Enzymes facilitate key processes in the biochemistry of organisms which, otherwise, would take place too slowly for the maintenance of life. Enzymes speed up chemical reactions of substrates by lowering the activation energy. They have complex tertiary structures which are held in shape by weak chemical bonds between the polypeptide chains.
Each enzyme has a specific surface configuration with one or more clefts known as active sites to which only certain substrates can bind. Each enzyme is highly specific to the reaction it catalyzes as the substrate must fit precisely into the active site. If the active site loses its unique shape, it can no longer provide a point of attachment for its substrate and the enzyme is said to be denatured. This can happen if the enzyme is subjected to temperatures or pH levels outside of the narrow range in which it normally operates. Many enzymes require the assistance of certain accessory substances, known as cofactors and coenzymes, to function properly.

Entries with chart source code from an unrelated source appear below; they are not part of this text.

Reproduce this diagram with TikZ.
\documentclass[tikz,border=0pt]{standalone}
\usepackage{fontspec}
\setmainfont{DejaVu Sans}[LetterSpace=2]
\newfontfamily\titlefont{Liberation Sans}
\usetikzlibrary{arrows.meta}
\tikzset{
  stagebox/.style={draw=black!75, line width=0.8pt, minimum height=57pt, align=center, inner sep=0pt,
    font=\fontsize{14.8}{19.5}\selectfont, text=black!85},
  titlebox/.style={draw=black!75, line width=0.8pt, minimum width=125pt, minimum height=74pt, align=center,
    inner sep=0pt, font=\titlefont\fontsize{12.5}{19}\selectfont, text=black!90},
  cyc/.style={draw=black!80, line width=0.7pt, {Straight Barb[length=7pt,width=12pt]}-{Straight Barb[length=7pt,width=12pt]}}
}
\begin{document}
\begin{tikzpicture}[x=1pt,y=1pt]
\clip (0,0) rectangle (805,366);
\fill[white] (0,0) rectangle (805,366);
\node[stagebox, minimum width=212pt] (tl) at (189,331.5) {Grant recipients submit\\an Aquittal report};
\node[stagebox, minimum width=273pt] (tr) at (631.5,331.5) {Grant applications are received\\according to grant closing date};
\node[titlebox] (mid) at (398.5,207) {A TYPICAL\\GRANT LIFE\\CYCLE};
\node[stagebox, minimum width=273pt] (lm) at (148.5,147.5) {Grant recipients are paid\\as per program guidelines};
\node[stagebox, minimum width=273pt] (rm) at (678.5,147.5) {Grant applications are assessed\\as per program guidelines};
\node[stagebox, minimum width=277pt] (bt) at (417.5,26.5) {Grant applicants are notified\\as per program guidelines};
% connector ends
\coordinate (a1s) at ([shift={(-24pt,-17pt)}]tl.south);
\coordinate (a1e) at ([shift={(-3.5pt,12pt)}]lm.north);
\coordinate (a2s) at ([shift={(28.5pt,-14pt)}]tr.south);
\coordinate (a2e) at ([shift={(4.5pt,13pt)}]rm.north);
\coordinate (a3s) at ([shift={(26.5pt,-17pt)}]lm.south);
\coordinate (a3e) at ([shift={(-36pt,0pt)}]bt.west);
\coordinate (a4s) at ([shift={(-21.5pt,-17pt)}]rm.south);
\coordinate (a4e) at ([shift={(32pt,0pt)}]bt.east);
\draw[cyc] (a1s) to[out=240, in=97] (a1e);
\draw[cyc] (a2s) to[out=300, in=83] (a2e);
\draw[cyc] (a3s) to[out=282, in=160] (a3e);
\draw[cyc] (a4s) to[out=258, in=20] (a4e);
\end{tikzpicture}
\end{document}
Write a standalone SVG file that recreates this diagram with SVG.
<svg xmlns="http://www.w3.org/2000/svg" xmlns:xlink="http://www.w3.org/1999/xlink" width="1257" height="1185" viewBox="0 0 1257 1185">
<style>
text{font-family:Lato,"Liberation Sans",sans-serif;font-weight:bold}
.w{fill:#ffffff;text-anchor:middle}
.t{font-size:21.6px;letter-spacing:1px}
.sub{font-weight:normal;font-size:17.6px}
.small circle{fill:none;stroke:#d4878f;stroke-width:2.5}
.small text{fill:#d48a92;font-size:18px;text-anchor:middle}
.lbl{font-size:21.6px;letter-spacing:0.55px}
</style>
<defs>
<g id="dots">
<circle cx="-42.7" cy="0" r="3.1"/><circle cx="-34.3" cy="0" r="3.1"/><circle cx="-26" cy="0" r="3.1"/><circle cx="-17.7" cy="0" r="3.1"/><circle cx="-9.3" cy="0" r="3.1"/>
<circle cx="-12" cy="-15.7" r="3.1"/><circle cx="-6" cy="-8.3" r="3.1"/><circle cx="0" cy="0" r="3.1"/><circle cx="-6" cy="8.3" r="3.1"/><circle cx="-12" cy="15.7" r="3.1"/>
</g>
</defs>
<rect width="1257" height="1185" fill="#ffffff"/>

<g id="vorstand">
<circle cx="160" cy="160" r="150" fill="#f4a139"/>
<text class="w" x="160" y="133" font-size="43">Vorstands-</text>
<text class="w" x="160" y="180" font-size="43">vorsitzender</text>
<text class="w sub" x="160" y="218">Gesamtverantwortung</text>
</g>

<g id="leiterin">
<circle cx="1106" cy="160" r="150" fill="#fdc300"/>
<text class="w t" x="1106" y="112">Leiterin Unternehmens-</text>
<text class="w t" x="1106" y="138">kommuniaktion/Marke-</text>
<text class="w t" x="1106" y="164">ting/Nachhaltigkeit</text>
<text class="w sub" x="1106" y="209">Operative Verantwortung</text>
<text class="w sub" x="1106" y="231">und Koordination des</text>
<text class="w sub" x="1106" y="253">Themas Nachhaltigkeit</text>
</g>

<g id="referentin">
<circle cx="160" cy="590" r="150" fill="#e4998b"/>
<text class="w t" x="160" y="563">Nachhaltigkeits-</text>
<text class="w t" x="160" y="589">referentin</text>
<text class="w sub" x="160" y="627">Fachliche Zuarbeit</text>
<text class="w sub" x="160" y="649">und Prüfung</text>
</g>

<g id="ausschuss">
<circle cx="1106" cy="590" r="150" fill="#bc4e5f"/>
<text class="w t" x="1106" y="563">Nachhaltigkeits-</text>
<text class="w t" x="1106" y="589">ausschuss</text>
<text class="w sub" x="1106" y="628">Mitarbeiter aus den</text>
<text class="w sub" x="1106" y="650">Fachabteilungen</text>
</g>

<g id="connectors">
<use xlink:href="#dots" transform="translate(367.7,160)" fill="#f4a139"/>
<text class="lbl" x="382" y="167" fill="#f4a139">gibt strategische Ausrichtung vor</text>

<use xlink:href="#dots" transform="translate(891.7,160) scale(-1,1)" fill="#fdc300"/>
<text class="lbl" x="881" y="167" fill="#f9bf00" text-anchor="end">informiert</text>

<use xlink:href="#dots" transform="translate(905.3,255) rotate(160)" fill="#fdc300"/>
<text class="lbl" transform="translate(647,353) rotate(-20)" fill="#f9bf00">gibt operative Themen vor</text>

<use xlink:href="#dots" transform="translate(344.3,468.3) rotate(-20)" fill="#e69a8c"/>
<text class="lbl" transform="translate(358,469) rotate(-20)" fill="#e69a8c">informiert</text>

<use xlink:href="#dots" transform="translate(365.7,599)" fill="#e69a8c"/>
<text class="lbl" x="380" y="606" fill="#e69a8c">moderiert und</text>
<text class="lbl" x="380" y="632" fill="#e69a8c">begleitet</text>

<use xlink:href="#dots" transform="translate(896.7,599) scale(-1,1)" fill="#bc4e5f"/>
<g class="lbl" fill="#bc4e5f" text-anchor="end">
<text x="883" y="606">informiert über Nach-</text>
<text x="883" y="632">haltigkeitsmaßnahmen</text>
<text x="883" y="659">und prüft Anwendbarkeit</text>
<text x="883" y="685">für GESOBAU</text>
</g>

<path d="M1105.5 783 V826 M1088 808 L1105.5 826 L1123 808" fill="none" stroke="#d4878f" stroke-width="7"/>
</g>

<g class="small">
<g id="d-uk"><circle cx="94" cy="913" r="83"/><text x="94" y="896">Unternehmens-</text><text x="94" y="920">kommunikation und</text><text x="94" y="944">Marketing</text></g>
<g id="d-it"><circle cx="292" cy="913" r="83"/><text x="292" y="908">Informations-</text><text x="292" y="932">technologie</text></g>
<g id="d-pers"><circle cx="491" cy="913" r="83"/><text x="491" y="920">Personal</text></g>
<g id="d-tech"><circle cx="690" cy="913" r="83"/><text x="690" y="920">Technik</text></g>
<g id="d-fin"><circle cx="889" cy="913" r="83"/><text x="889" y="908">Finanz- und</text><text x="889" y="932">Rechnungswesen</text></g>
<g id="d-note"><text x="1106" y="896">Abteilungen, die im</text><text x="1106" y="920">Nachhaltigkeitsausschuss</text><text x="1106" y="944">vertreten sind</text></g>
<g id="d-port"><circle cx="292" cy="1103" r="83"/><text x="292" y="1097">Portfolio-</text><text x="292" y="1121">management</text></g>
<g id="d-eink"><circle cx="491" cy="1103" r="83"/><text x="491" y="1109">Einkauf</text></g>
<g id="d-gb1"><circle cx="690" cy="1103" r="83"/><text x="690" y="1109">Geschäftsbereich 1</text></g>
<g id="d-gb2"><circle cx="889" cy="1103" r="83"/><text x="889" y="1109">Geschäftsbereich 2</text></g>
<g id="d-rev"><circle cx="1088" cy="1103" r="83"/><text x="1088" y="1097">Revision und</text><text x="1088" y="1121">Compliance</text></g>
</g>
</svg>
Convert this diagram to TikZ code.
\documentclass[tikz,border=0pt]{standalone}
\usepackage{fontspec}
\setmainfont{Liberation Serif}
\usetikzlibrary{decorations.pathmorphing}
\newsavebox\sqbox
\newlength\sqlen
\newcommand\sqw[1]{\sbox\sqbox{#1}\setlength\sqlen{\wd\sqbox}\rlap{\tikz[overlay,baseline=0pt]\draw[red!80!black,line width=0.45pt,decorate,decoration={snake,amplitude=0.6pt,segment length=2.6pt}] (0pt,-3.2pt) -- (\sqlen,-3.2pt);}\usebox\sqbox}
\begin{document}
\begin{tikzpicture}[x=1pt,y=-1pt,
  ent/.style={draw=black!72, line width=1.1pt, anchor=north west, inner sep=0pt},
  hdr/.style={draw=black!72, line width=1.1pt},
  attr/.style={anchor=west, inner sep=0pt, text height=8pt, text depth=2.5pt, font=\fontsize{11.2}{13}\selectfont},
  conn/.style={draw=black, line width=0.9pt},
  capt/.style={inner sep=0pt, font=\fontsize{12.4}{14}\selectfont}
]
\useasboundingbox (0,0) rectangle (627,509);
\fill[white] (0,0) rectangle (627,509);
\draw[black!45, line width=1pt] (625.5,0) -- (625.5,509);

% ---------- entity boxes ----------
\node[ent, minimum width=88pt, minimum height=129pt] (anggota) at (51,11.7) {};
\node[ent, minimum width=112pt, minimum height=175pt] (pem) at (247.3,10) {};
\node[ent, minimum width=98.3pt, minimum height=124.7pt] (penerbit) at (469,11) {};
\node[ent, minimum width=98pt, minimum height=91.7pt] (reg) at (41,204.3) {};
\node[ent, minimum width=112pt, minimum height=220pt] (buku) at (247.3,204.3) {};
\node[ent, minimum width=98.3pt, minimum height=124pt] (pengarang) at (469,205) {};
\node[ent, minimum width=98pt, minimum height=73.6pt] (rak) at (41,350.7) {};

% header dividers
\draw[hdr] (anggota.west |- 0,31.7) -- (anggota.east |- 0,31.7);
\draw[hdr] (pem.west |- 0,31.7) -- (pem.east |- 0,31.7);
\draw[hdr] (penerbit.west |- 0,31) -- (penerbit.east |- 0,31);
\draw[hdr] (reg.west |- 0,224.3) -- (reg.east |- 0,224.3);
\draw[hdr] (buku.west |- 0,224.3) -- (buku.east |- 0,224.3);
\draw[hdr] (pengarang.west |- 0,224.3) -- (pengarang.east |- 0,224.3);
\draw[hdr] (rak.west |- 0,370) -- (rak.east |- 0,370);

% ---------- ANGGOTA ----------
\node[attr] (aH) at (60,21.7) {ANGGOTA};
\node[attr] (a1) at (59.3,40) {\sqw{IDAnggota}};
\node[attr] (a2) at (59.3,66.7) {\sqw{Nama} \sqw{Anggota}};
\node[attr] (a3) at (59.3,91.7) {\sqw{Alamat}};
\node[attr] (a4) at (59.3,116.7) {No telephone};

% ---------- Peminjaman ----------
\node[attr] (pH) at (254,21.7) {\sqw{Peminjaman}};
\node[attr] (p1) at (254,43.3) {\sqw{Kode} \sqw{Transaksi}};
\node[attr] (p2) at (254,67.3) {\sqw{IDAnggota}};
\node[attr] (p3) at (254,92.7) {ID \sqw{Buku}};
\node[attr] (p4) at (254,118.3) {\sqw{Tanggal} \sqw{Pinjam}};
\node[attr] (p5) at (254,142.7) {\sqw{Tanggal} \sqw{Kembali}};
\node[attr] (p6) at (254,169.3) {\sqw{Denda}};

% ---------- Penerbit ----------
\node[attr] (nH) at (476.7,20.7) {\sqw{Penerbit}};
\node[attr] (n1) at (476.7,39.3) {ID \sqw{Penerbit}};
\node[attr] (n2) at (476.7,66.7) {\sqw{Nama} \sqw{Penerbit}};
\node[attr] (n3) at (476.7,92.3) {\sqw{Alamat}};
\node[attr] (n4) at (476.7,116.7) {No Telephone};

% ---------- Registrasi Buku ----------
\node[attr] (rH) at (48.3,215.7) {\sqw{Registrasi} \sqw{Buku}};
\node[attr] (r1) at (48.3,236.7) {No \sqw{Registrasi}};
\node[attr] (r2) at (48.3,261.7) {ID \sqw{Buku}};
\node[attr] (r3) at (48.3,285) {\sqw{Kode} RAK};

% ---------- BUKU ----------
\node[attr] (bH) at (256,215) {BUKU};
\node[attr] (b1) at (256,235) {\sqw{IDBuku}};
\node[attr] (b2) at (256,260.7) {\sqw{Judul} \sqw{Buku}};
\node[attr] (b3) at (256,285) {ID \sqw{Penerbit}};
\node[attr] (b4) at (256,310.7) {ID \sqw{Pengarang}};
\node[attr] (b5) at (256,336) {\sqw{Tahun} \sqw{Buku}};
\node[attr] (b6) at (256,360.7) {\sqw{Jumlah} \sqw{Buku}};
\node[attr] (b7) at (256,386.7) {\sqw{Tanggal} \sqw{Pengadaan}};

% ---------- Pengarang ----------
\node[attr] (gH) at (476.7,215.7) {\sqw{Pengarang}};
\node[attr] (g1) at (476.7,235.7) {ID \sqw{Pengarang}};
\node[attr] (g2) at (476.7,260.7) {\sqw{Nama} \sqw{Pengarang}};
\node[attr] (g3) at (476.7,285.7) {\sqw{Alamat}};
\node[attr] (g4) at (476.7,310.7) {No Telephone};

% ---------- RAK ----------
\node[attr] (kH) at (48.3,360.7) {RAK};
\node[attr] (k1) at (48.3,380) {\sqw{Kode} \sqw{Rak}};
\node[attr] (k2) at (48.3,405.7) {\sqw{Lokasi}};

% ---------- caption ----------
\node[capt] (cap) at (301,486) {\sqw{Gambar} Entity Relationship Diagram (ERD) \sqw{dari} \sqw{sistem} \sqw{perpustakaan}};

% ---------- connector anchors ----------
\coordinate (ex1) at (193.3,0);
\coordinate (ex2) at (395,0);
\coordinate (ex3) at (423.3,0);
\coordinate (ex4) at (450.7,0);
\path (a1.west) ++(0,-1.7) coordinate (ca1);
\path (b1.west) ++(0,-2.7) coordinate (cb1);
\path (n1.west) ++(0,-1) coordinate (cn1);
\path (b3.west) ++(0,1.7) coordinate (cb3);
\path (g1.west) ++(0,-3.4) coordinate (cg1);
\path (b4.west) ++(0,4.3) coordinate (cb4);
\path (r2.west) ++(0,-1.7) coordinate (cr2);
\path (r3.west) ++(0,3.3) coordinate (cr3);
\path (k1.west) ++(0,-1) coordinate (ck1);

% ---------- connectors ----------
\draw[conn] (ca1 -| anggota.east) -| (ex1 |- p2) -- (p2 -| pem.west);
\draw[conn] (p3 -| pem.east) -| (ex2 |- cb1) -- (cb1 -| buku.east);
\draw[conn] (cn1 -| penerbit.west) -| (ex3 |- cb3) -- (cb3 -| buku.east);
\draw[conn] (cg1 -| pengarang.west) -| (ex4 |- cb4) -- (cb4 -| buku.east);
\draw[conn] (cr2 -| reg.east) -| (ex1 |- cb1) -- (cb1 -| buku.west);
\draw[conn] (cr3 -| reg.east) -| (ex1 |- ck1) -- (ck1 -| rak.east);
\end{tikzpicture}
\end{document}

Shape and activity of enzymesBy changing the shapes of enzymes it is possible to inactivate them, and thus stop certain reactions from occurring at a noticeable rate. For example, the important protein-digesting enzyme chymotrypsin occurs in an inactive form called chymotrypsinogen. Only when a few amino acids that make up this protein are removed does it adopt the catalytic shape of chymotrypsin. This change is triggered by the presence of food in the digestive tract. If the chymotrypsin were active all the time it would rapidly digest the intestinal wall while waiting for food to arrive.
In many biochemical processes a molecule is passed from enzyme to enzyme before it becomes an end product. At each stage, an intermediate compound is formed. Sometimes the final product, or one of the intermediates, can combine with an enzyme farther back along the chain and switch it off. This feedback is like automation in a factory that ceases production when enough of a particular material has been made. Other small molecules may combine with an enzyme molecule to increase its activity.
Lock-and-key and induced modelsThe "lock and key" model of enzymes, first described more than a century ago by Emil Fischer, comes surprisingly close to the actual mechanism of enzyme-substrate interaction. In the more recent and refined model, known as induced fit, an enzyme assumes a complementary shape to that of its substrate only after the substrate binds to the enzyme; hence, this is a more dynamic scenario compared to the lock-and-key hypothesis.